Since we only produced native images from Clojure and C (and Java), I won’t compare them with all binaries rather than, well, binaries and “executables” from Clojure and C (and not Java since I didn’t create a jars from Java):

C native images are pretty much on par with C binaries though they tend to be slightly “bigger” (as in “a few kB bigger”).

Comparing (uber-) jars with native images, things get a little more interesting: Clojure uberjars make 48 syscalls more than Clojure native images. This number goes down by another 64 syscalls if images were statically linked. (175 vs 63).

Add to that the fact that the uberjar took 0.044 seconds while the native images took only 0.005 (dyn.) and 0.0002 (stat.) seconds.

The only drawback is that native images were roughly double the size of uberjars.

5. Conclusions

3 of our 4 hypotheses turned out to be correct which is pretty solid.

I was also very delighted to see how good native images performed. I think that this will become a pretty important topic in the Java / Container world in the coming years.

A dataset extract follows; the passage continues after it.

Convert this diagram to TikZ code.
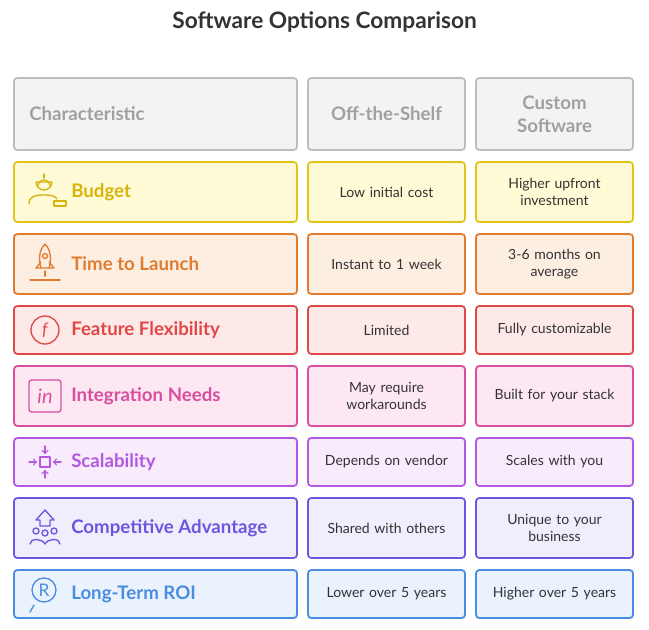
\documentclass[tikz,border=0pt]{standalone}
\usepackage{fontspec}
\setmainfont{Lato}
\begin{document}
\begin{tikzpicture}[x=0.75pt,y=-0.75pt,
  cell/.style={draw=#1, line width=1.3pt, rounded corners=2.5pt},
  lab/.style={font=\fontsize{14}{15}\selectfont\bfseries, anchor=west, inner xsep=0pt},
  val/.style={font=\fontsize{10.5}{12.5}\selectfont, text=txt, align=center, text width=140},
  ic/.style={draw=#1, line width=1pt, line cap=round, line join=round}]
\definecolor{txt}{HTML}{333333}
\definecolor{hb}{HTML}{BDBDBD}\definecolor{hf}{HTML}{F3F3F3}\definecolor{ht}{HTML}{A0A0A0}
\definecolor{c1}{HTML}{E2C419}\definecolor{f1}{HTML}{FEFBD6}\definecolor{t1}{HTML}{D6B40C}
\definecolor{c2}{HTML}{E07B2F}\definecolor{f2}{HTML}{FDEEE2}
\definecolor{c3}{HTML}{E04848}\definecolor{f3}{HTML}{FDE9E8}
\definecolor{c4}{HTML}{D94FA0}\definecolor{f4}{HTML}{FDE7F3}
\definecolor{c5}{HTML}{B358E0}\definecolor{f5}{HTML}{F8EBFC}
\definecolor{c6}{HTML}{6D55E0}\definecolor{f6}{HTML}{EFEEFC}
\definecolor{c7}{HTML}{4A8DE0}\definecolor{f7}{HTML}{EAF2FD}
\useasboundingbox[fill=white] (0,0) rectangle (649,629);
\node[font=\fontsize{17}{19}\selectfont\bfseries, text=txt] (title) at (324.5,22) {Software Options Comparison};
% header
\draw[cell=hb, fill=hf] (14,78) rectangle (297,150);
\draw[cell=hb, fill=hf] (308,78) rectangle (465,150);
\draw[cell=hb, fill=hf] (476,78) rectangle (633,150);
\node[lab, text=ht] (h1) at (29,114) {Characteristic};
\node[font=\fontsize{14}{16}\selectfont\bfseries, text=ht] (h2) at (386.5,114) {Off-the-Shelf};
\node[font=\fontsize{14}{17}\selectfont\bfseries, text=ht, align=center] (h3) at (554.5,114) {Custom\\Software};
% rows
\newcommand\mrow[8]{%
 \draw[cell=#3, fill=#4] (14,#1) rectangle (297,#2);
 \draw[cell=#3, fill=#4] (308,#1) rectangle (465,#2);
 \draw[cell=#3, fill=#4] (476,#1) rectangle (633,#2);
 \node[lab, text=#5] at (71,{(#1+#2)/2}) {#6};
 \node[val] at (386.5,{(#1+#2)/2}) {#7};
 \node[val] at (554.5,{(#1+#2)/2}) {#8};}
\mrow{162}{222}{c1}{f1}{t1}{Budget}{Low initial cost}{Higher upfront\\investment}
\mrow{234}{294}{c2}{f2}{c2}{Time to Launch}{Instant to 1 week}{3-6 months on\\average}
\mrow{306}{354}{c3}{f3}{c3}{Feature Flexibility}{Limited}{Fully customizable}
\mrow{366}{426}{c4}{f4}{c4}{Integration Needs}{May require\\workarounds}{Built for your stack}
\mrow{438}{486}{c5}{f5}{c5}{Scalability}{Depends on vendor}{Scales with you}
\mrow{498}{558}{c6}{f6}{c6}{Competitive Advantage}{Shared with others}{Unique to your\\business}
\mrow{570}{618}{c7}{f7}{c7}{Long-Term ROI}{Lower over 5 years}{Higher over 5 years}
% budget icon
\draw[ic=t1] (36,182) arc (180:0:8) -- cycle;
\draw[ic=t1] (44,174) -- (44,178);
\draw[ic=t1] (38,186) arc (180:360:6);
\draw[ic=t1] (29,204) .. controls (29,197) and (34,195) .. (44,195) .. controls (52,195) and (55,196) .. (57,199);
\draw[ic=t1] (54,201) -- (66,201) -- (66,206) -- (54,206) -- cycle;
% rocket
\draw[ic=c2] (45,244) .. controls (52,251) and (51,262) .. (49,268) -- (41,268) .. controls (39,262) and (38,251) .. (45,244);
\draw[ic=c2] (45,256) circle (2.5);
\draw[ic=c2] (41,262) -- (36,268) -- (41,268);
\draw[ic=c2] (49,262) -- (54,268) -- (49,268);
\draw[ic=c2] (30,280) -- (60,280);
\draw[ic=c2] (45,271) -- (45,276);
% feature
\draw[ic=c3] (45,330) circle (14);
\node[font=\fontsize{13}{13}\selectfont\itshape, text=c3] at (45,330) {f};
% integration
\draw[ic=c4, rounded corners=2pt] (29,380) rectangle (61,412);
\node[font=\fontsize{15}{15}\selectfont\itshape, text=c4] at (45,396) {in};
% scalability
\draw[ic=c5] (40,457) rectangle (50,467);
\draw[ic=c5,->] (29,462) -- (37,462);
\draw[ic=c5,->] (61,462) -- (53,462);
\draw[ic=c5,->] (45,446) -- (45,454);
\draw[ic=c5,->] (45,478) -- (45,470);
% competitive
\draw[ic=c6] (36,520) -- (45,510) -- (54,520) -- (50,520) -- (50,526) -- (40,526) -- (40,520) -- cycle;
\draw[ic=c6] (36,531) circle (3); \draw[ic=c6] (45,533) circle (3); \draw[ic=c6] (54,531) circle (3);
\draw[ic=c6] (30,544) .. controls (30,538) and (42,538) .. (45,544) .. controls (48,538) and (60,538) .. (60,544);
% ROI
\draw[ic=c7] (44,590) circle (12);
\node[font=\fontsize{13}{13}\selectfont, text=c7] at (44,590) {R};
\draw[ic=c7] (34,605) -- (30,612);
\end{tikzpicture}
\end{document}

What really surprised me in a not-so-good way was Racket’s performance: ~2,900 system calls is awful!

On the bright side, despite making thousands of syscalls, Racket manages to be pretty fast and to produce relatively small binaries. So there’s some redemption to be achieved here, I guess.

But, overall, a funny and intriguing little experiment :)

“graal” is an archaic form of “grail”.↩︎
ranked in ascending order; ordered by no. of syscalls > time (sec) > size.↩︎